1 cup fat free Greek yogurt
1/4 cup peeled, seeded, finely grated cucumber
1 tbsp olive oil
1 tbsp lemon juice
1 tbsp dried mint leaves
2 cloves minced garlic
Salt and pepper to taste
Normally, I would use freshly chopped mint but couldn't find any that day at the market.
The cucumber: Cut in half lengthwise. Scoop out the seeds with a spoon. You should be left with two cucumber canoes.
Grate finely on a box grater or chop it up real good with a chef's knife. Keep the juice. The Greek yogurt is very thick.
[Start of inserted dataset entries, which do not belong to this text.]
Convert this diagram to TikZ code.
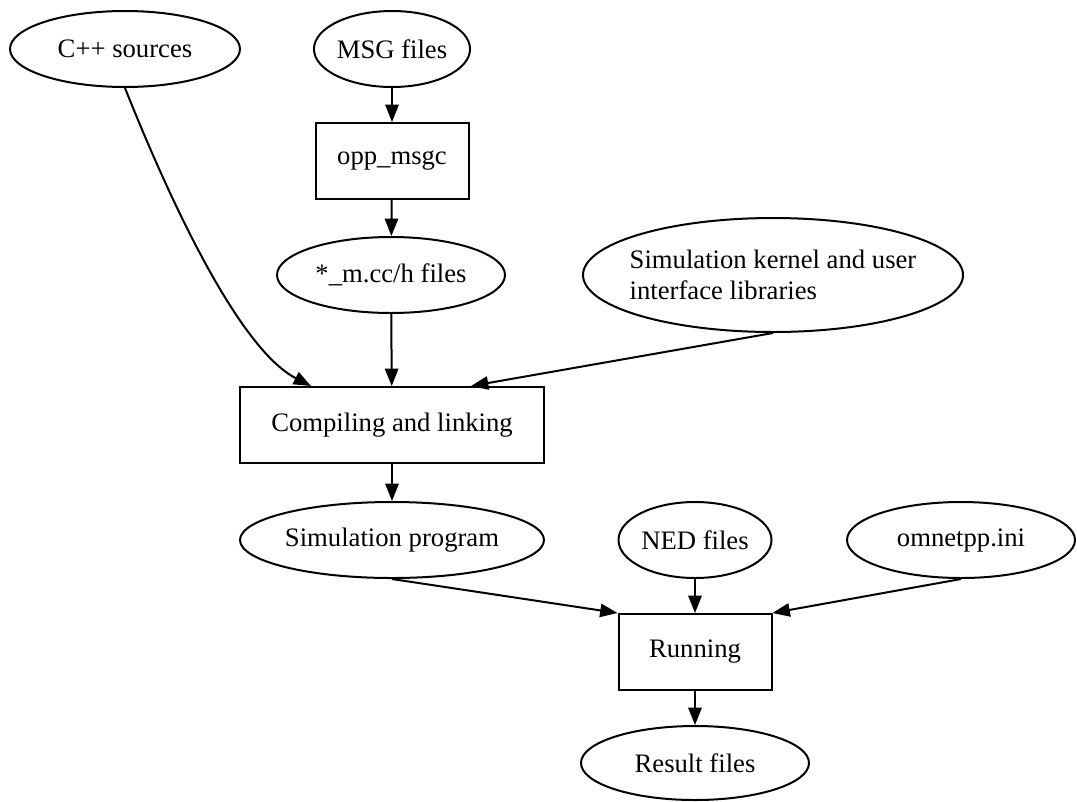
\documentclass[tikz,border=0pt]{standalone}
\usepackage{fontspec}
\setmainfont{Liberation Serif}
\usetikzlibrary{shapes.geometric,arrows.meta,calc}
\begin{document}
\begin{tikzpicture}[x=0.75pt,y=-0.75pt,
  every node/.style={font=\fontsize{20}{23}\selectfont},
  ell/.style={draw,ellipse,line width=1.5pt,inner sep=0pt,minimum height=57pt},
  box/.style={draw,rectangle,line width=1.5pt,inner sep=0pt,minimum height=57pt},
  conn/.style={line width=1.5pt,-{Triangle[length=13pt,width=10pt]}}]
\useasboundingbox (0,0) rectangle (1077,801);
% row 1
\node[ell,minimum width=172.5pt] (cpp) at (125,49) {C++ sources};
\node[ell,minimum width=114.75pt] (msg) at (392,49) {MSG files};
% row 2
\node[box,minimum width=114.75pt] (opp) at (392,161) {opp\_msgc};
% row 3
\node[ell,minimum width=171pt] (mcc) at (391,275) {*\_m.cc/h files};
\node[ell,minimum width=285pt,minimum height=85.5pt] (kern) at (773,275) {};
\node[align=left,inner sep=0pt] (kernt) at (kern.center) {Simulation kernel and user\\interface libraries};
% row 4
\node[box,minimum width=228pt] (comp) at (392,425) {Compiling and linking};
% row 5
\node[ell,minimum width=228pt] (simp) at (392,540) {Simulation program};
\node[ell,minimum width=114.75pt] (ned) at (695,540) {NED files};
\node[ell,minimum width=171pt] (omni) at (961,540) {omnetpp.ini};
% row 6
\node[box,minimum width=114.75pt] (run) at (695,652) {Running};
% row 7
\node[ell,minimum width=171pt,minimum height=55.5pt] (res) at (695,763) {Result files};
% connectors
\draw[conn] (msg) -- (opp);
\draw[conn] (opp) -- (mcc);
\draw[conn] (mcc) -- (comp);
\draw[conn] (cpp.south) .. controls +(45,113) and +(-72,-37) .. ($(comp.north west)+(72,0)$);
\draw[conn] (kern.south) -- ($(comp.north west)+(232,0)$);
\draw[conn] (comp) -- (simp);
\draw[conn] (simp.south) -- (run.north west);
\draw[conn] (ned) -- (run);
\draw[conn] (omni.south) -- (run.north east);
\draw[conn] (run) -- (res);
\end{tikzpicture}
\end{document}
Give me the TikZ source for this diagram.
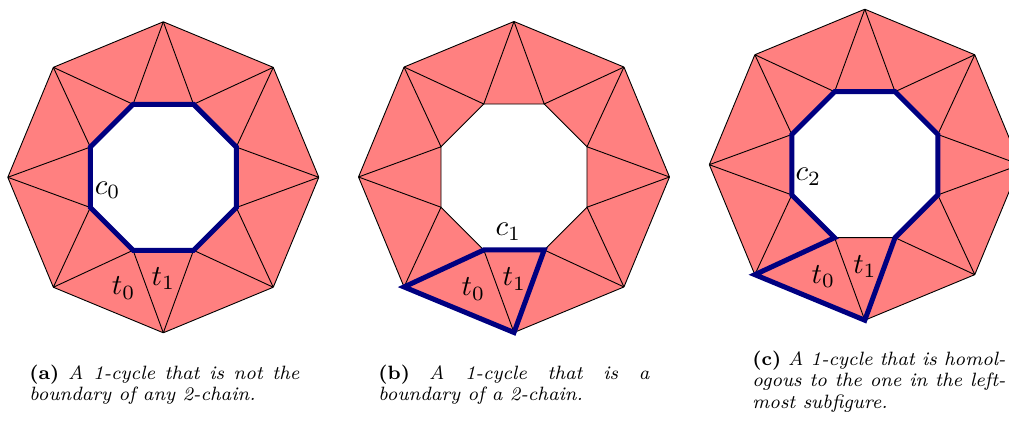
\documentclass[tikz,border=0pt]{standalone}
\usepackage{amsmath}
\usetikzlibrary{calc}
\definecolor{ringfill}{RGB}{255,128,128}
\definecolor{cyclenavy}{RGB}{0,0,128}
\newcommand{\ringpoints}[2]{\foreach \k in {0,...,7}{
  \coordinate (#1o\k) at ($(#2)+(45*\k:155.5)$);
  \coordinate (#1i\k) at ($(#2)+(45*\k+22.5:79)$);}}
\newcommand{\fillring}[1]{\fill[ringfill,even odd rule] (#1o0) \foreach \k in {1,...,7}{-- (#1o\k)} -- cycle
  (#1i0) \foreach \k in {1,...,7}{-- (#1i\k)} -- cycle;}
\newcommand{\drawring}[1]{\foreach \k in {0,...,7}{
  \pgfmathtruncatemacro\kk{mod(\k+1,8)}
  \draw[edge] (#1o\k) -- (#1o\kk) (#1i\k) -- (#1i\kk) (#1o\k) -- (#1i\k) -- (#1o\kk);}}

\begin{document}
\begin{tikzpicture}[x=1pt,y=1pt,
  edge/.style={black,line width=0.9pt},
  cyclepath/.style={cyclenavy,line width=5pt},
  lbl/.style={inner sep=0pt,font=\normalsize,scale=2.9},
  capt/.style={inner sep=0pt,anchor=base west,align=justify,font=\fontsize{8}{9.1}\selectfont,scale=2.41}]
\useasboundingbox (0,0) rectangle (1009,421);
\ringpoints{a}{163.3,243.7}
\ringpoints{b}{514,244}
\ringpoints{c}{864.8,256.3}
\fillring{a}
\drawring{a}
\draw[cyclepath] (ai0) \foreach \k in {1,...,7}{-- (ai\k)} -- cycle;
\node[lbl] (a-c0) at ($(163.3,243.7)+(-55.6,-12.7)$) {$c_0$};
\node[lbl] (a-t0) at ($(163.3,243.7)+(-39.6,-110.9)$) {$t_0$};
\node[lbl] (a-t1) at ($(163.3,243.7)+(0,-101.5)$) {$t_1$};
\fillring{b}
\drawring{b}
\draw[cyclepath] (bo5) -- (bi5) -- (bi6) -- (bo6) -- cycle;
\node[lbl] (b-c1) at ($(514,244)+(-5.7,-54.7)$) {$c_1$};
\node[lbl] (b-t0) at ($(514,244)+(-40.7,-112)$) {$t_0$};
\node[lbl] (b-t1) at ($(514,244)+(0.3,-102)$) {$t_1$};
\fillring{c}
\drawring{c}
\draw[cyclepath] (co5) -- (ci5) -- (ci4) -- (ci3) -- (ci2) -- (ci1) -- (ci0) -- (ci7) -- (ci6) -- (co6) -- cycle;
\node[lbl] (c-c2) at ($(864.8,256.3)+(-56.5,-12)$) {$c_2$};
\node[lbl] (c-t0) at ($(864.8,256.3)+(-41.5,-112)$) {$t_0$};
\node[lbl] (c-t1) at ($(864.8,256.3)+(0.2,-102)$) {$t_1$};
\node[capt,text width=112pt] (cap-a) at (29,42) {\textbf{(a)} \textit{A 1-cycle that is not the\linebreak boundary of any 2-chain.}};
\node[capt,text width=112.4pt] (cap-b) at (378,42) {\textbf{(b)} \textit{A 1-cycle that is a\linebreak boundary of a 2-chain.}};
\node[capt,text width=105pt] (cap-c) at (752,56) {\textbf{(c)} \textit{A 1-cycle that is homol-\linebreak ogous to the one in the left-\linebreak most subfigure.}};
\end{tikzpicture}
\end{document}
Mix all the ingredients together.
Next, make the falafel.
16-20 oz can chickpeas (garbanzo beans) drained, washed and drained again
2 tbsp lemon juice
1 tbsp olive oil for the falafel
1 tbsp water plus more to get the right consistency for the burger
4 Saltine crackers, finely crushed
1 tsp cumin
1 tsp coriander
1 tsp turmeric
1/4 cup olive oil for frying
Mash all the ingredients together in a bowl with the back of a soup spoon. If the mixture is crumbly, add 1 tbsp of water at a time until you can form into a ball. Cover. Refrigerate 30 minutes.
Start the tomato soup.
28 oz can crushed tomatoes
1/2 large, fresh tomato, chopped
1/3 cup peeled, seeded, finely grated and drained cucumber
2 cloves garlic, minced
1 tbsp salt (or to taste)
Freshly ground black pepper to taste
Generous squeeze of lemon juice.
To drain the cucumber, grate on a paper towel.
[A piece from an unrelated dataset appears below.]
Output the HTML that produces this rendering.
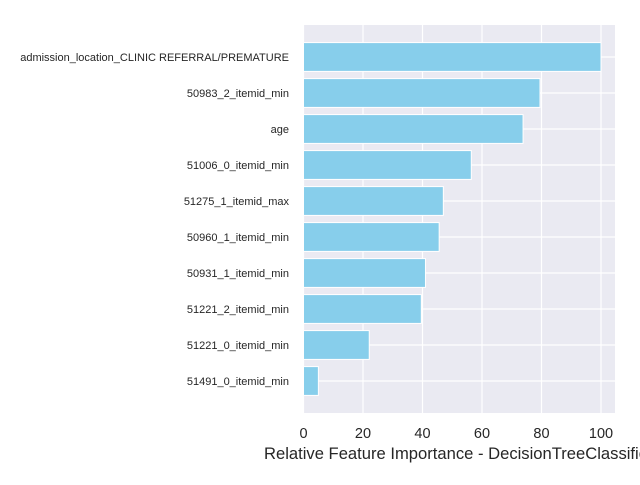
<!DOCTYPE html>
<html><head><meta charset="utf-8"><style>
body{margin:0;background:#fff;width:640px;height:480px;overflow:hidden}
svg{font-family:"Liberation Sans",Arial,sans-serif}
</style></head><body>
<svg id="chart" width="640" height="480"></svg>
<script>
const categories=["admission_location_CLINIC REFERRAL/PREMATURE","50983_2_itemid_min","age","51006_0_itemid_min","51275_1_itemid_max","50960_1_itemid_min","50931_1_itemid_min","51221_2_itemid_min","51221_0_itemid_min","51491_0_itemid_min"];
const values=[100,79.5,73.8,56.4,47,45.6,41,39.6,22.1,5];
const xTicks=[0,20,40,60,80,100];
const NS="http://www.w3.org/2000/svg";
const svg=document.getElementById('chart');
const L=304,R=615,T=25,B=413;
const x=v=>303.5+v*(601-303.5)/100;
const step=36,y=i=>57+i*step;
function el(t,a,p){const e=document.createElementNS(NS,t);for(const k in a)e.setAttribute(k,a[k]);(p||svg).appendChild(e);return e;}
const bg=el('rect',{x:L,y:T,width:R-L,height:B-T,fill:'#eaeaf2'});


xTicks.forEach(t=>{
 const g=el('line',{x1:x(t),x2:x(t),y1:T,y2:B,stroke:'#fff','stroke-width':1.2});
 
 
 const tx=el('text',{x:x(t),y:438,'text-anchor':'middle','font-size':14.5,fill:'#262626'});
 tx.textContent=t;
 
 
});
categories.forEach((c,i)=>{
 const g=el('line',{x1:L,x2:R,y1:y(i),y2:y(i),stroke:'#fff','stroke-width':1.2});
 
 
});
categories.forEach((c,i)=>{
 const b=el('rect',{x:x(0),y:y(i)-14.4,width:x(values[i])-x(0),height:28.8,fill:'#87ceeb',stroke:'#fff','stroke-width':1});
 
 
 const tx=el('text',{x:289,y:y(i)+4,'text-anchor':'end','font-size':11,fill:'#262626'});
 tx.textContent=c;
 
 
});
const xt=el('text',{x:264,y:459,'font-size':16.6,fill:'#262626'});
xt.textContent="Relative Feature Importance - DecisionTreeClassifier";


</script>
</body></html>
In summer, I would use very ripe, peeled and partially seeded tomatoes. I say partially seeded because I like some of the jelly-like substance that holds the seeds. Chop and pulse the pieces of tomato in a blender, just short of a puree consistency.
Put everything in pot and bring to a simmer.
Finish.
Form the chickpea mixture into patties and shallow fry in the oil. Fry a little past golden but not brown. If you don't fry long enough, they will fall apart.
When done, drain the oil from the burgers on a rack or some paper towels.
Serve the falafel with the tzatziki, tomato and lettuce on a pita or some other kind of soft flatbread.